Winning the Tokyo Fashion Prize in 2022 saw the brand land in Paris for the first time, an experience that pushed Terada toward a pattern-driven direction, experimenting with materials, surface treatments and construction techniques.
“[Paris] made me realize that the concept was not really strong enough to appeal to an international audience — customers and buyers,” he said. “That’s when I turned towards stronger, bolder designs inspired by Surrealist artists.”
With the likes of Pierre Soulages, Man Ray or Max Ernst as seasonal muses, Yoke’s evolution saw it grow its global retail footprint to 88 doors, including 30 outside of Japan, thanks to silhouettes demonstrating material ingenuity and legible designs. There have also been sporadic collaborations with figures such as Katharine Hamnett and British visual artist Julian Opie.

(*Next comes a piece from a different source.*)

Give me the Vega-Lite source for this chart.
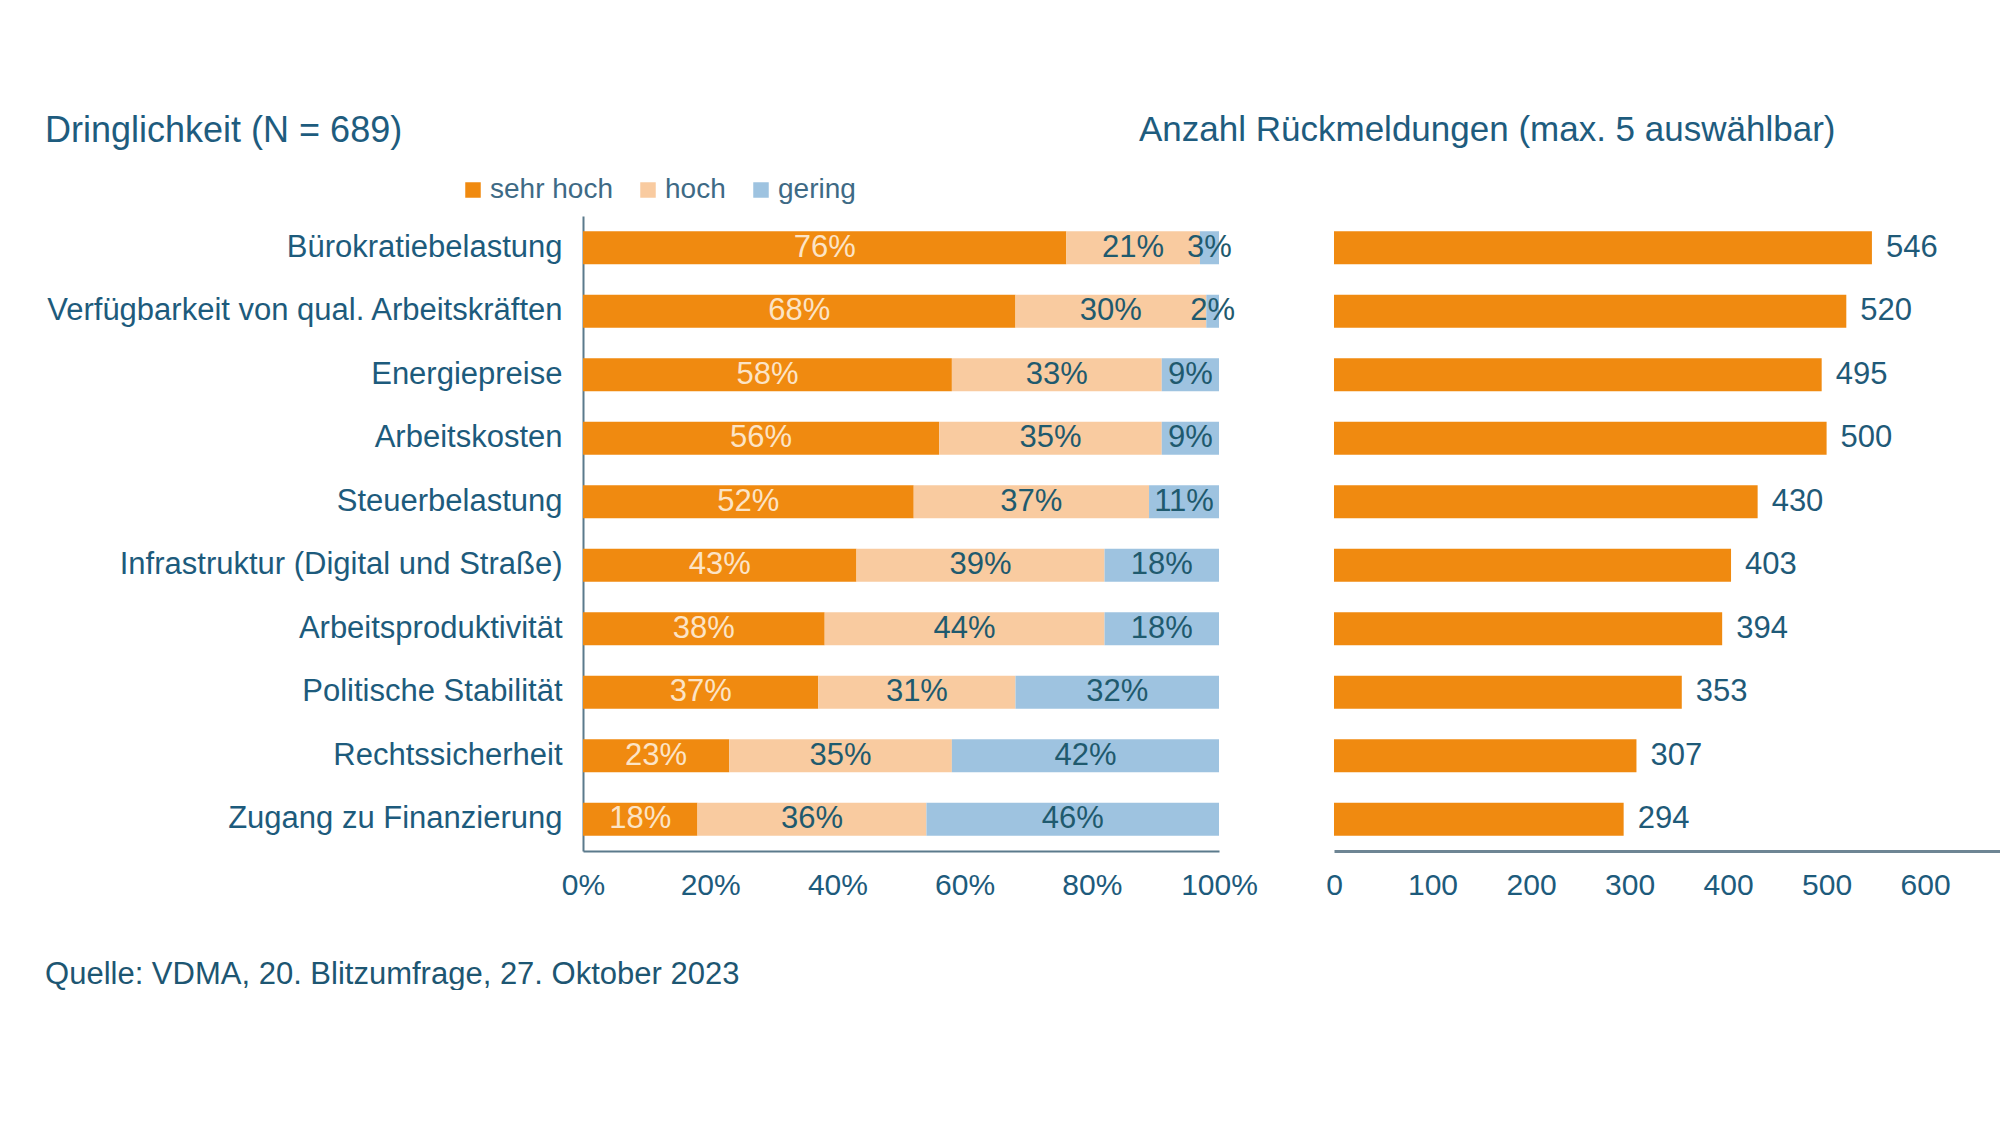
{
  "$schema": "https://vega.github.io/schema/vega-lite/v6.json",
  "background": "white",
  "padding": {"left": 45, "top": 113, "right": 0, "bottom": 0},
  "config": {
    "font": "Liberation Sans",
    "view": {"stroke": null},
    "axis": {"labelFont": "Liberation Sans", "grid": false, "ticks": false}
  },
  "title": {
    "text": "Quelle: VDMA, 20. Blitzumfrage, 27. Oktober 2023",
    "orient": "bottom",
    "anchor": "start",
    "frame": "bounds",
    "fontSize": 31,
    "fontWeight": "normal",
    "color": "#1D5672",
    "offset": 60
  },
  "datasets": {
    "dringlichkeit": [
      {"category": "Bürokratiebelastung", "level": "sehr hoch", "value": 0.76},
      {"category": "Bürokratiebelastung", "level": "hoch", "value": 0.21},
      {"category": "Bürokratiebelastung", "level": "gering", "value": 0.03},
      {"category": "Verfügbarkeit von qual. Arbeitskräften", "level": "sehr hoch", "value": 0.68},
      {"category": "Verfügbarkeit von qual. Arbeitskräften", "level": "hoch", "value": 0.30},
      {"category": "Verfügbarkeit von qual. Arbeitskräften", "level": "gering", "value": 0.02},
      {"category": "Energiepreise", "level": "sehr hoch", "value": 0.58},
      {"category": "Energiepreise", "level": "hoch", "value": 0.33},
      {"category": "Energiepreise", "level": "gering", "value": 0.09},
      {"category": "Arbeitskosten", "level": "sehr hoch", "value": 0.56},
      {"category": "Arbeitskosten", "level": "hoch", "value": 0.35},
      {"category": "Arbeitskosten", "level": "gering", "value": 0.09},
      {"category": "Steuerbelastung", "level": "sehr hoch", "value": 0.52},
      {"category": "Steuerbelastung", "level": "hoch", "value": 0.37},
      {"category": "Steuerbelastung", "level": "gering", "value": 0.11},
      {"category": "Infrastruktur (Digital und Straße)", "level": "sehr hoch", "value": 0.43},
      {"category": "Infrastruktur (Digital und Straße)", "level": "hoch", "value": 0.39},
      {"category": "Infrastruktur (Digital und Straße)", "level": "gering", "value": 0.18},
      {"category": "Arbeitsproduktivität", "level": "sehr hoch", "value": 0.38},
      {"category": "Arbeitsproduktivität", "level": "hoch", "value": 0.44},
      {"category": "Arbeitsproduktivität", "level": "gering", "value": 0.18},
      {"category": "Politische Stabilität", "level": "sehr hoch", "value": 0.37},
      {"category": "Politische Stabilität", "level": "hoch", "value": 0.31},
      {"category": "Politische Stabilität", "level": "gering", "value": 0.32},
      {"category": "Rechtssicherheit", "level": "sehr hoch", "value": 0.23},
      {"category": "Rechtssicherheit", "level": "hoch", "value": 0.35},
      {"category": "Rechtssicherheit", "level": "gering", "value": 0.42},
      {"category": "Zugang zu Finanzierung", "level": "sehr hoch", "value": 0.18},
      {"category": "Zugang zu Finanzierung", "level": "hoch", "value": 0.36},
      {"category": "Zugang zu Finanzierung", "level": "gering", "value": 0.46}
    ],
    "rueckmeldungen": [
      {"category": "Bürokratiebelastung", "count": 546},
      {"category": "Verfügbarkeit von qual. Arbeitskräften", "count": 520},
      {"category": "Energiepreise", "count": 495},
      {"category": "Arbeitskosten", "count": 500},
      {"category": "Steuerbelastung", "count": 430},
      {"category": "Infrastruktur (Digital und Straße)", "count": 403},
      {"category": "Arbeitsproduktivität", "count": 394},
      {"category": "Politische Stabilität", "count": 353},
      {"category": "Rechtssicherheit", "count": 307},
      {"category": "Zugang zu Finanzierung", "count": 294}
    ]
  },
  "bounds": "flush",
  "spacing": 115,
  "hconcat": [
    {
      "width": 636,
      "height": 635,
      "title": {
        "text": "Dringlichkeit (N = 689)",
        "anchor": "start",
        "frame": "bounds",
        "fontSize": 36,
        "fontWeight": "normal",
        "color": "#1E5C7E",
        "offset": 66
      },
      "data": {"name": "dringlichkeit"},
      "transform": [
        {
          "stack": "value",
          "groupby": ["category"],
          "sort": [{"field": "level", "order": "descending"}],
          "as": ["v0", "v1"]
        }
      ],
      "encoding": {
        "y": {
          "field": "category",
          "type": "nominal",
          "sort": [
            "Bürokratiebelastung",
            "Verfügbarkeit von qual. Arbeitskräften",
            "Energiepreise",
            "Arbeitskosten",
            "Steuerbelastung",
            "Infrastruktur (Digital und Straße)",
            "Arbeitsproduktivität",
            "Politische Stabilität",
            "Rechtssicherheit",
            "Zugang zu Finanzierung"
          ],
          "scale": {"paddingInner": 0.48, "paddingOuter": 0.24},
          "axis": {
            "title": null,
            "labelFontSize": 31,
            "labelColor": "#1D5B7C",
            "labelPadding": 21,
            "labelLimit": 0,
            "domain": true,
            "domainColor": "#5B7A8C",
            "domainWidth": 2
          }
        }
      },
      "layer": [
        {
          "mark": {"type": "bar"},
          "encoding": {
            "x": {
              "field": "v0",
              "type": "quantitative",
              "scale": {"domain": [0, 1], "nice": false},
              "axis": {
                "title": null,
                "values": [0, 0.2, 0.4, 0.6, 0.8, 1],
                "format": ".0%",
                "labelFontSize": 30,
                "labelColor": "#1D5B7C",
                "labelPadding": 19,
                "labelFlush": false,
                "domainColor": "#5B7A8C",
                "domainWidth": 2
              }
            },
            "x2": {"field": "v1"},
            "color": {
              "field": "level",
              "type": "nominal",
              "scale": {
                "domain": ["sehr hoch", "hoch", "gering"],
                "range": ["#F08A10", "#F9CBA0", "#9EC3E0"]
              },
              "legend": {
                "title": null,
                "orient": "none",
                "legendX": -124,
                "legendY": -40,
                "direction": "horizontal",
                "symbolType": "square",
                "symbolSize": 240,
                "symbolStrokeWidth": 0,
                "labelFontSize": 28,
                "labelColor": "#3E6A85",
                "labelOffset": 3,
                "columnPadding": 21
              }
            }
          }
        },
        {
          "transform": [
            {"fold": ["v0", "v1"], "as": ["edge", "pos"]},
            {
              "aggregate": [{"op": "mean", "field": "pos", "as": "mid"}],
              "groupby": ["category", "level", "value"]
            }
          ],
          "mark": {"type": "text", "fontSize": 31, "align": "center", "baseline": "middle"},
          "encoding": {
            "x": {"field": "mid", "type": "quantitative"},
            "text": {"field": "value", "type": "quantitative", "format": ".0%"},
            "color": {
              "condition": {"test": "datum.level === 'sehr hoch'", "value": "#FCE4C6"},
              "value": "#1F5A6E"
            }
          }
        }
      ]
    },
    {
      "width": 666,
      "height": 635,
      "title": {
        "text": "Anzahl Rückmeldungen (max. 5 auswählbar)",
        "anchor": "start",
        "frame": "group",
        "dx": -195,
        "fontSize": 35,
        "fontWeight": "normal",
        "color": "#1E5C7E",
        "offset": 68
      },
      "data": {"name": "rueckmeldungen"},
      "encoding": {
        "y": {
          "field": "category",
          "type": "nominal",
          "sort": [
            "Bürokratiebelastung",
            "Verfügbarkeit von qual. Arbeitskräften",
            "Energiepreise",
            "Arbeitskosten",
            "Steuerbelastung",
            "Infrastruktur (Digital und Straße)",
            "Arbeitsproduktivität",
            "Politische Stabilität",
            "Rechtssicherheit",
            "Zugang zu Finanzierung"
          ],
          "scale": {"paddingInner": 0.48, "paddingOuter": 0.24},
          "axis": null
        }
      },
      "layer": [
        {
          "mark": {"type": "bar", "color": "#F08A10"},
          "encoding": {
            "x": {
              "field": "count",
              "type": "quantitative",
              "scale": {"domain": [0, 676], "nice": false},
              "axis": {
                "title": null,
                "values": [0, 100, 200, 300, 400, 500, 600],
                "labelFontSize": 30,
                "labelColor": "#1D5B7C",
                "labelPadding": 19,
                "labelFlush": false,
                "domainColor": "#6E8594",
                "domainWidth": 3
              }
            }
          }
        },
        {
          "mark": {"type": "text", "align": "left", "baseline": "middle", "dx": 14, "fontSize": 31, "color": "#1F5A78"},
          "encoding": {
            "x": {"field": "count", "type": "quantitative"},
            "text": {"field": "count", "type": "quantitative"}
          }
        }
      ]
    }
  ]
}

The brand also scooped up another gong: the 2026 Fashion Prize of Tokyo, which brings Terada and team to Paris once more.
Prices for the brand start around 150 euros for Terada’s shirts, a signature drop-shoulder relaxed cut zhuzhed up with original prints inspired by the season’s artist, and around 400 euros for trousers. Jackets start around 600 euros while outerwear goes up to 1,800 euros for lush textured coats and leather pieces.
Fall 2026 sees Terada take cues from organic shapes found in the work German-French abstract artist Jean Arp. Among highlights are a handsome trenchcoat with wiring built into the structure to allow on-the-go tweaks to the shape, and a jacket cut from creased fabric, a textile developed in-house and inspired by Arp’s randomly dropped pieces of paper. — L.T.